* **Work to do**: Copy the data exactly; pictures stay out of the copy.

* **Source excerpt**:

★ ★ ★ ★

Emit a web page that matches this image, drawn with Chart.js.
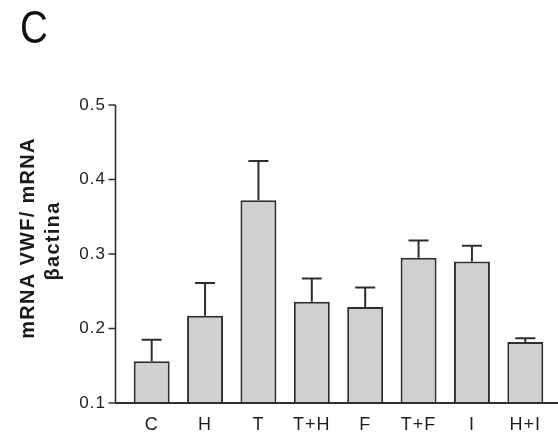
<!DOCTYPE html>
<html>
<head>
<meta charset="utf-8">
<script src="https://cdn.jsdelivr.net/npm/chart.js@4.4.1/dist/chart.umd.min.js"></script>
<style>
  html, body { margin: 0; padding: 0; background: #fff; }
  #wrap { width: 558px; height: 433px; position: relative; }
</style>
</head>
<body>
<div id="wrap"><canvas id="c" width="558" height="433"></canvas></div>
<script>
// Groups and measured mRNA ratios (mean and upper SEM bound)
const categories = ['C', 'H', 'T', 'T+H', 'F', 'T+F', 'I', 'H+I'];
const means      = [0.156, 0.217, 0.372, 0.236, 0.229, 0.295, 0.290, 0.182];
const upperError = [0.185, 0.261, 0.425, 0.267, 0.255, 0.318, 0.311, 0.187];
const yTicks     = [0.1, 0.2, 0.3, 0.4, 0.5];
const panelLabel = 'C';
const yTitle     = ['mRNA VWF/ mRNA', '\u03B2actina'];

const ink = '#2e2e2e';
const fontFam = '"Liberation Sans", Arial, Helvetica, sans-serif';

// Slightly open tracking for all chart text
const tracking = {
  id: 'tracking',
  beforeUpdate(chart) { chart.ctx.letterSpacing = '1px'; },
  beforeDraw(chart) { chart.ctx.letterSpacing = '1px'; }
};

// Axis lines, tick marks, error bars, panel letter and axis title
const decor = {
  id: 'decor',
  afterDatasetsDraw(chart) {
    const ctx = chart.ctx;
    const y = chart.scales.y;
    const area = chart.chartArea;
    const axisX = area.left - 9.5;

    // error bars (upper whisker + cap)
    const meta = chart.getDatasetMeta(0);
    ctx.save();
    ctx.strokeStyle = ink;
    ctx.lineWidth = 2;
    meta.data.forEach((bar, i) => {
      const top = y.getPixelForValue(means[i]);
      const hi = y.getPixelForValue(upperError[i]);
      ctx.beginPath();
      ctx.moveTo(bar.x, top);
      ctx.lineTo(bar.x, hi);
      ctx.moveTo(bar.x - 10, hi);
      ctx.lineTo(bar.x + 10, hi);
      ctx.stroke();
    });

    // y axis line and outward ticks
    ctx.lineWidth = 1.6;
    ctx.beginPath();
    ctx.moveTo(axisX, y.getPixelForValue(yTicks[yTicks.length - 1]));
    ctx.lineTo(axisX, area.bottom);
    yTicks.forEach(v => {
      const py = y.getPixelForValue(v);
      ctx.moveTo(axisX - 7, py);
      ctx.lineTo(axisX, py);
    });
    ctx.stroke();

    // x axis line
    ctx.lineWidth = 1.8;
    ctx.beginPath();
    ctx.moveTo(axisX, area.bottom);
    ctx.lineTo(chart.width, area.bottom);
    ctx.stroke();

    // panel letter
    ctx.letterSpacing = '0px';
    ctx.fillStyle = '#111';
    ctx.textAlign = 'left';
    ctx.textBaseline = 'alphabetic';
    ctx.save();
    ctx.translate(20, 43);
    ctx.scale(0.82, 1);
    ctx.font = '47px ' + fontFam;
    ctx.fillText(panelLabel, 0, 0);
    ctx.restore();

    // rotated axis title, two lines
    ctx.fillStyle = '#1a1a1a';
    ctx.textAlign = 'center';
    ctx.textBaseline = 'middle';
    ctx.letterSpacing = '1.3px';
    ctx.font = 'bold 20px ' + fontFam;
    ctx.save();
    ctx.translate(28, 238);
    ctx.rotate(-Math.PI / 2);
    ctx.fillText(yTitle[0], 0, 0);
    ctx.restore();
    ctx.save();
    ctx.translate(53, 241);
    ctx.rotate(-Math.PI / 2);
    ctx.fillText(yTitle[1], 0, 0);
    ctx.restore();
    ctx.restore();
  }
};

new Chart(document.getElementById('c'), {
  type: 'bar',
  data: {
    labels: categories,
    datasets: [{
      data: means,
      backgroundColor: '#d0d0d1',
      borderColor: ink,
      borderWidth: 2,
      borderSkipped: false,
      barPercentage: 0.674,
      categoryPercentage: 1.0
    }]
  },
  options: {
    responsive: false,
    animation: false,
    devicePixelRatio: 1,
    layout: { padding: { top: 105, right: 6, left: 0, bottom: 0 } },
    plugins: {
      legend: { display: false },
      tooltip: { enabled: false },
      title: { display: false }
    },
    scales: {
      x: {
        grid: { display: false, drawTicks: false },
        border: { display: false },
        ticks: {
          color: '#1e1e1e',
          font: { family: fontFam, size: 18 },
          padding: 11,
          maxRotation: 0,
          autoSkip: false
        },
        afterFit(scale) { scale.height = 30; }
      },
      y: {
        min: 0.1,
        max: 0.5,
        grid: { display: false, drawTicks: false },
        border: { display: false },
        afterBuildTicks(scale) { scale.ticks = yTicks.map(v => ({ value: v })); },
        ticks: {
          color: '#1e1e1e',
          font: { family: fontFam, size: 17 },
          padding: 19,
          callback: v => v.toFixed(1)
        },
        afterFit(scale) { scale.width = 125; }
      }
    }
  },
  plugins: [tracking, decor]
});
</script>
</body>
</html>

★ ★ ★ ★

* **Problem solution**:
Emit a web page that matches this image, drawn with Chart.js.
<!DOCTYPE html>
<html>
<head>
<meta charset="utf-8">
<script src="https://cdn.jsdelivr.net/npm/chart.js@4.4.1/dist/chart.umd.min.js"></script>
<style>
  html, body { margin: 0; padding: 0; background: #fff; }
  #wrap { width: 558px; height: 433px; position: relative; }
</style>
</head>
<body>
<div id="wrap"><canvas id="c" width="558" height="433"></canvas></div>
<script>
// Groups and measured mRNA ratios (mean and upper SEM bound)
const categories = ['C', 'H', 'T', 'T+H', 'F', 'T+F', 'I', 'H+I'];
const means      = [0.156, 0.217, 0.372, 0.236, 0.229, 0.295, 0.290, 0.182];
const upperError = [0.185, 0.261, 0.425, 0.267, 0.255, 0.318, 0.311, 0.187];
const yTicks     = [0.1, 0.2, 0.3, 0.4, 0.5];
const panelLabel = 'C';
const yTitle     = ['mRNA VWF/ mRNA', '\u03B2actina'];

const ink = '#2e2e2e';
const fontFam = '"Liberation Sans", Arial, Helvetica, sans-serif';

// Slightly open tracking for all chart text
const tracking = {
  id: 'tracking',
  beforeUpdate(chart) { chart.ctx.letterSpacing = '1px'; },
  beforeDraw(chart) { chart.ctx.letterSpacing = '1px'; }
};

// Axis lines, tick marks, error bars, panel letter and axis title
const decor = {
  id: 'decor',
  afterDatasetsDraw(chart) {
    const ctx = chart.ctx;
    const y = chart.scales.y;
    const area = chart.chartArea;
    const axisX = area.left - 9.5;

    // error bars (upper whisker + cap)
    const meta = chart.getDatasetMeta(0);
    ctx.save();
    ctx.strokeStyle = ink;
    ctx.lineWidth = 2;
    meta.data.forEach((bar, i) => {
      const top = y.getPixelForValue(means[i]);
      const hi = y.getPixelForValue(upperError[i]);
      ctx.beginPath();
      ctx.moveTo(bar.x, top);
      ctx.lineTo(bar.x, hi);
      ctx.moveTo(bar.x - 10, hi);
      ctx.lineTo(bar.x + 10, hi);
      ctx.stroke();
    });

    // y axis line and outward ticks
    ctx.lineWidth = 1.6;
    ctx.beginPath();
    ctx.moveTo(axisX, y.getPixelForValue(yTicks[yTicks.length - 1]));
    ctx.lineTo(axisX, area.bottom);
    yTicks.forEach(v => {
      const py = y.getPixelForValue(v);
      ctx.moveTo(axisX - 7, py);
      ctx.lineTo(axisX, py);
    });
    ctx.stroke();

    // x axis line
    ctx.lineWidth = 1.8;
    ctx.beginPath();
    ctx.moveTo(axisX, area.bottom);
    ctx.lineTo(chart.width, area.bottom);
    ctx.stroke();

    // panel letter
    ctx.letterSpacing = '0px';
    ctx.fillStyle = '#111';
    ctx.textAlign = 'left';
    ctx.textBaseline = 'alphabetic';
    ctx.save();
    ctx.translate(20, 43);
    ctx.scale(0.82, 1);
    ctx.font = '47px ' + fontFam;
    ctx.fillText(panelLabel, 0, 0);
    ctx.restore();

    // rotated axis title, two lines
    ctx.fillStyle = '#1a1a1a';
    ctx.textAlign = 'center';
    ctx.textBaseline = 'middle';
    ctx.letterSpacing = '1.3px';
    ctx.font = 'bold 20px ' + fontFam;
    ctx.save();
    ctx.translate(28, 238);
    ctx.rotate(-Math.PI / 2);
    ctx.fillText(yTitle[0], 0, 0);
    ctx.restore();
    ctx.save();
    ctx.translate(53, 241);
    ctx.rotate(-Math.PI / 2);
    ctx.fillText(yTitle[1], 0, 0);
    ctx.restore();
    ctx.restore();
  }
};

new Chart(document.getElementById('c'), {
  type: 'bar',
  data: {
    labels: categories,
    datasets: [{
      data: means,
      backgroundColor: '#d0d0d1',
      borderColor: ink,
      borderWidth: 2,
      borderSkipped: false,
      barPercentage: 0.674,
      categoryPercentage: 1.0
    }]
  },
  options: {
    responsive: false,
    animation: false,
    devicePixelRatio: 1,
    layout: { padding: { top: 105, right: 6, left: 0, bottom: 0 } },
    plugins: {
      legend: { display: false },
      tooltip: { enabled: false },
      title: { display: false }
    },
    scales: {
      x: {
        grid: { display: false, drawTicks: false },
        border: { display: false },
        ticks: {
          color: '#1e1e1e',
          font: { family: fontFam, size: 18 },
          padding: 11,
          maxRotation: 0,
          autoSkip: false
        },
        afterFit(scale) { scale.height = 30; }
      },
      y: {
        min: 0.1,
        max: 0.5,
        grid: { display: false, drawTicks: false },
        border: { display: false },
        afterBuildTicks(scale) { scale.ticks = yTicks.map(v => ({ value: v })); },
        ticks: {
          color: '#1e1e1e',
          font: { family: fontFam, size: 17 },
          padding: 19,
          callback: v => v.toFixed(1)
        },
        afterFit(scale) { scale.width = 125; }
      }
    }
  },
  plugins: [tracking, decor]
});
</script>
</body>
</html>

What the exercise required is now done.